* _THE PROBLEM_: Pull out every line below containing the word "seaborn".
start GIVEN MATERIAL
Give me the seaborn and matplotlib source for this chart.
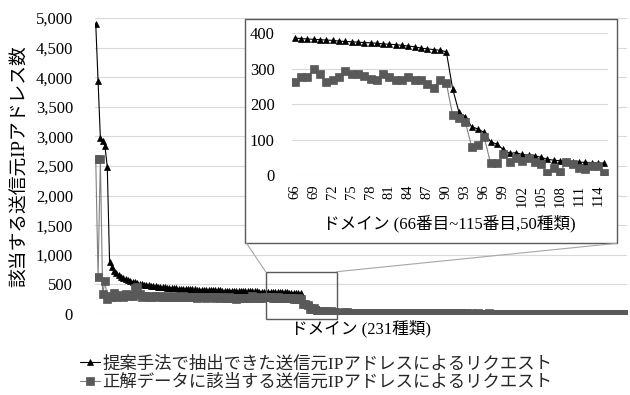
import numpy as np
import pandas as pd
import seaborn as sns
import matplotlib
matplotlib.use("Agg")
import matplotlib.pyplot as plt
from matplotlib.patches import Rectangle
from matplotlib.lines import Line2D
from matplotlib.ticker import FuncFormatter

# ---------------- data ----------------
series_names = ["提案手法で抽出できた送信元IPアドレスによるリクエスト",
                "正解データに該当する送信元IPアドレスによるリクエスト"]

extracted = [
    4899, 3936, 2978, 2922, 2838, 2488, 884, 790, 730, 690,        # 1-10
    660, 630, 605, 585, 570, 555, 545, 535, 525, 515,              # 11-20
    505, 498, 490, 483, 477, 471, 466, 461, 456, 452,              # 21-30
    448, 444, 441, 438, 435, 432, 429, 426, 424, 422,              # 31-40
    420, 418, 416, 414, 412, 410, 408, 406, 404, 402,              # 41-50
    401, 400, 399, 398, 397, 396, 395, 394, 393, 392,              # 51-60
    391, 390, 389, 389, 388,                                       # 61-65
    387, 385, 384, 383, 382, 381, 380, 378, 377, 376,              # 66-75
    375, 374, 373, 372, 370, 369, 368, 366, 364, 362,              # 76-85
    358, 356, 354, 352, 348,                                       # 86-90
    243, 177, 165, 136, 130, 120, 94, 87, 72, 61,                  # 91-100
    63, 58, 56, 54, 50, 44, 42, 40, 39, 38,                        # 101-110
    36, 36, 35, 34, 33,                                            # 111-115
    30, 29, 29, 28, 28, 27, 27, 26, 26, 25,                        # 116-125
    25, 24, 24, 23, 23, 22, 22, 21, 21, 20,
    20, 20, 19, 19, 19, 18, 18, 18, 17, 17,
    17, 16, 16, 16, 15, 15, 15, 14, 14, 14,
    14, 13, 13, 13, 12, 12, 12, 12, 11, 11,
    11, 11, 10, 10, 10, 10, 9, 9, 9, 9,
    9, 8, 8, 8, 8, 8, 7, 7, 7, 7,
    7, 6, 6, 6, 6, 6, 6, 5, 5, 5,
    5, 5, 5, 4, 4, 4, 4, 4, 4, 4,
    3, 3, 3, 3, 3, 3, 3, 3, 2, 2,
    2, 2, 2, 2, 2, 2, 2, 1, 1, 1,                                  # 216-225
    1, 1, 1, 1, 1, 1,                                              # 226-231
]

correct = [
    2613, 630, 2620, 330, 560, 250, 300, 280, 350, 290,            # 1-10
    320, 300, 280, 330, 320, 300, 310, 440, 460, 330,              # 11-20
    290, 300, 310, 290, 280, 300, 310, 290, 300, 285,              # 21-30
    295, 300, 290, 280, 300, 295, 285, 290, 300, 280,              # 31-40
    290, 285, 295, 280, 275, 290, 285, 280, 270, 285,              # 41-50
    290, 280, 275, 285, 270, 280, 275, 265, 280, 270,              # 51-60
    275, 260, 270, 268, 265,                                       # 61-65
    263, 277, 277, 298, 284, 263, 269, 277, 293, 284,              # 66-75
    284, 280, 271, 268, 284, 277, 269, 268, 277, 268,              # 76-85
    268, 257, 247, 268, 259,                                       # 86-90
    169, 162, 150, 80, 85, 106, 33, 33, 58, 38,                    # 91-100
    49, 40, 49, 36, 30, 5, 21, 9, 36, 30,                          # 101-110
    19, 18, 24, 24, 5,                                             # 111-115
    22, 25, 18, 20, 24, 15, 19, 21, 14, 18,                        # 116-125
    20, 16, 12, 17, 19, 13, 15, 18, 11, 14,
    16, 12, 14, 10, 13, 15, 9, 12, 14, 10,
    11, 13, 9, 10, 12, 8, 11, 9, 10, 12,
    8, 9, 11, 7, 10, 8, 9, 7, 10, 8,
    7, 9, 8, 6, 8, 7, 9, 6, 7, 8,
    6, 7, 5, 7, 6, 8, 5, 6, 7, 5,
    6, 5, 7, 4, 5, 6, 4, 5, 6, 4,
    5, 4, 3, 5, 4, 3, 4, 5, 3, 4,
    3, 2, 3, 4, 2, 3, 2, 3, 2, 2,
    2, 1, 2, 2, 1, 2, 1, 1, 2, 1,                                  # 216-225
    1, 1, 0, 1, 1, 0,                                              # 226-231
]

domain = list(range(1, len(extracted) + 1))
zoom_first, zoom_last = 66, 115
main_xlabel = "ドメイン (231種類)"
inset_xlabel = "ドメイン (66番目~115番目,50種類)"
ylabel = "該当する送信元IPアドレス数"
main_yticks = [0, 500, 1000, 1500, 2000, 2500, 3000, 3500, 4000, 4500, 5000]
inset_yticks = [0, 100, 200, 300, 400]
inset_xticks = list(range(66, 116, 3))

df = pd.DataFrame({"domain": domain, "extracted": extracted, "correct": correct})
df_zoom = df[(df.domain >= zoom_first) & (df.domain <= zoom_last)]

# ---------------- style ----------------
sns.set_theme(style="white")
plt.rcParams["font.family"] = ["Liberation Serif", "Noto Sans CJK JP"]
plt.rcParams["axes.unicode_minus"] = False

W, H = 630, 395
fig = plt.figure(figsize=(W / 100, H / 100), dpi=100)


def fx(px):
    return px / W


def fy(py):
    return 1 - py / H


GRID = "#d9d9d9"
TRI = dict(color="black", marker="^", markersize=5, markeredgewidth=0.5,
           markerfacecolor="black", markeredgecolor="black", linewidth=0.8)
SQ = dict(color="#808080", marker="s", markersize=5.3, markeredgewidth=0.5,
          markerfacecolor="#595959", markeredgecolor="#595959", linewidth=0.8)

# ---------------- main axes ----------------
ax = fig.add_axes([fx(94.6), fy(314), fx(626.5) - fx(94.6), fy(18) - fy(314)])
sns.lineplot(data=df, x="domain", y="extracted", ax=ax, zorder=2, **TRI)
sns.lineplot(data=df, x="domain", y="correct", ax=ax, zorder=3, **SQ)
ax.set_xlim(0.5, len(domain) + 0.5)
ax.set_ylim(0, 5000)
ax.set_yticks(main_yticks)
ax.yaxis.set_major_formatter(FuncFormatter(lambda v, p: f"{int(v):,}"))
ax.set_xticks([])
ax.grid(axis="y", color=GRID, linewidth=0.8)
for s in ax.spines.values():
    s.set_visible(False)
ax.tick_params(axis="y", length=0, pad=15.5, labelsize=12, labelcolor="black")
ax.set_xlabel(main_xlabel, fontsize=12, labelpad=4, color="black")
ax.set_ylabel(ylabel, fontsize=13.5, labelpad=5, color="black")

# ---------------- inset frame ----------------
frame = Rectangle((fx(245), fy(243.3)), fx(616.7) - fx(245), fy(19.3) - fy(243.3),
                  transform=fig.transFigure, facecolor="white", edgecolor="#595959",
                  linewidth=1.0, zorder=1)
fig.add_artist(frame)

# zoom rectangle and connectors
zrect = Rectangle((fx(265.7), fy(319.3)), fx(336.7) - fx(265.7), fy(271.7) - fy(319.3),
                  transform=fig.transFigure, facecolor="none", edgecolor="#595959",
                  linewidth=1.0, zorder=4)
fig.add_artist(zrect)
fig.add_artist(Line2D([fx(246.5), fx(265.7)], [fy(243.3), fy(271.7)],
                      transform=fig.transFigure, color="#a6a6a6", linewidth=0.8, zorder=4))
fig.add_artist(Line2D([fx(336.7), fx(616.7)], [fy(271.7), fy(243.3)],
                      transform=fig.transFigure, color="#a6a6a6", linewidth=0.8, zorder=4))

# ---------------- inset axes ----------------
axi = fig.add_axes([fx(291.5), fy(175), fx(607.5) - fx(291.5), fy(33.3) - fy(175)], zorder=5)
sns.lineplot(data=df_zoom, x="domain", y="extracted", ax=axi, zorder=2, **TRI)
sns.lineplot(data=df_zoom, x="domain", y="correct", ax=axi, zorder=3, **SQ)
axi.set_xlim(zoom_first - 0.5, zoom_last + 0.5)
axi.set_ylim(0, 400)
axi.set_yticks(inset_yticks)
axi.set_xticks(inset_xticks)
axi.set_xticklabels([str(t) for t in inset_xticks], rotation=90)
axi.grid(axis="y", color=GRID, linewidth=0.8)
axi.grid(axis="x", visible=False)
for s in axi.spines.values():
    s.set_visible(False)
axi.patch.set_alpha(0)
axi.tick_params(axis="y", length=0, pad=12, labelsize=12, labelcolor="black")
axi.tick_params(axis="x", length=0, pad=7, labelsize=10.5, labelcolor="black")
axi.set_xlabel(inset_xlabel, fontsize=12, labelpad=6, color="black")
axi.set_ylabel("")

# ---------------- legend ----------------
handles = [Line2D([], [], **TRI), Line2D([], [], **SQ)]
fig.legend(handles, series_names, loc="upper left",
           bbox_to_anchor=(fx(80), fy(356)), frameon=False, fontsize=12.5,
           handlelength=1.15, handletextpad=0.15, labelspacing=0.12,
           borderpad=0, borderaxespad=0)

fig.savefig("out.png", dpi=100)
end GIVEN MATERIAL
* _THE OUTPUT_:
Give me the seaborn and matplotlib source for this chart.
import seaborn as sns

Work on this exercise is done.